Sea Dragon Rocket- the unborn beast

The Sea Dragon was the largest, most powerful rocket ever dreamed of. It was conceptualized in 1962 and was going to be a “sea-launched orbital super heavy launch vehicle”. The rocket would be 150 meters tall and 23 meters wide, making it the largest rocket ever. This monster would be able to carry 550 tons to LEO (Low Earth Orbit)! Saturn V, the largest rocket ever built was capable of carrying only 118 tons. Unfortunately, Sea Dragon never became reality.


Design and Technicals

Launch:

The Sea Dragon project was led by Robert Truax. In one of his rocket designs, he conceptualized a rocket that would be launched by floating it on the ocean. There were several benefits to this. Launching the rocket from the ocean would lower the cost of operations- it did not require a launch pad and other support systems. In order to reduce cost even further, Robert Truax planned to use very cheap materials to reduce cost.

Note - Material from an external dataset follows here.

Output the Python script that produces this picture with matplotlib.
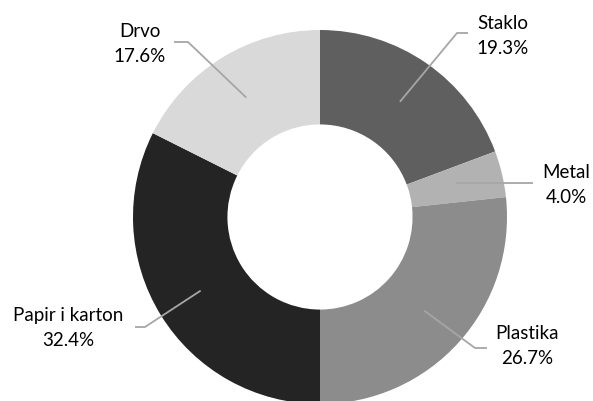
import numpy as np
import matplotlib.pyplot as plt

# Udjeli otpada po vrsti materijala
kategorije = ['Staklo', 'Metal', 'Plastika', 'Papir i karton', 'Drvo']
udjeli = [19.3, 4.0, 26.7, 32.4, 17.6]
boje = ['#5f5f5f', '#b2b2b2', '#8c8c8c', '#242424', '#d9d9d9']

# Položaj natpisa (piksel od gornjeg lijevog kuta): koljeno linije, kraj linije, centar teksta
koljena = [(457, 33), (None, None), (475, 348), (145, 327), (188, 42)]
krajevi = [(468, 33), (533, 183), (487, 348), (135, 327), (174, 42)]
tekstovi = [(503, 36, 'center'), (590, 185, 'right'), (527, 346, 'center'),
            (68, 328, 'center'), (140, 44, 'center')]

W, H = 593, 401
cx, cy, R = 320, 217, 187

fig = plt.figure(figsize=(W / 100, H / 100), dpi=100)
ax = fig.add_axes([0, 0, 1, 1])

klinovi, _ = ax.pie(udjeli, colors=boje, startangle=90, counterclock=False,
                    center=(cx, H - cy), radius=R,
                    wedgeprops=dict(width=R * 0.505, linewidth=0))

ax.set_xlim(0, W)
ax.set_ylim(0, H)
ax.set_aspect('equal')
ax.axis('off')

for k, klin in enumerate(klinovi):
    kut = np.deg2rad((klin.theta1 + klin.theta2) / 2)
    ax_ = cx + 0.75 * R * np.cos(kut)
    ay_ = (H - cy) + 0.75 * R * np.sin(kut)
    xs = [ax_]
    ys = [ay_]
    if koljena[k][0] is not None:
        xs.append(koljena[k][0])
        ys.append(H - koljena[k][1])
    else:
        ys[0] = H - krajevi[k][1]
    xs.append(krajevi[k][0])
    ys.append(H - krajevi[k][1])
    ax.plot(xs, ys, color='#a6a6a6', linewidth=1.3, solid_capstyle='butt')
    tx, ty, poravnanje = tekstovi[k]
    ax.text(tx, H - ty, f'{kategorije[k]}\n{udjeli[k]:.1f}%', ha=poravnanje,
            va='center', fontsize=13.5, family=['Lato', 'DejaVu Sans'],
            color='#000000', linespacing=1.6, multialignment='center')

fig.savefig('out.png', dpi=100)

For the launch, the rocket would be attached to a ballast tank system- a system of metal compartments that hold water or release it to allow a ship/submarine or in this case, a rocket to change their depth or orientation in a water body- on shore. It would then be towed to the launch site with a ship. The ballast tanks would then fill with water, thus orienting the rocket vertically for launch.


Stages and Engines:

First Stage:

The first stage would be powered by a single 36 million kgf (kilogram force) engine that burned RP-1 (Rocket propellant 1) and LOX (liquid oxygen). To put that into perspective, the Saturn V’s 5 F1 engines together produced a combined thrust of 3.4 million kgf. The engine on the first stage would burn all of its fuel 81 seconds into the flight. At that point, the rocket would be travelling at 6400 km/h or 1.8 km/s and would be at an altitude of 40 km.

Second stage:

The second stage would also be powered by a single 6 million kgf engine that would burn liquid hydrogen and LOX.

Methods to recover the stages were also being planned

However, even though some interest was shown by NASA and Todd Shipyards for the project, this amazing beast never became reality.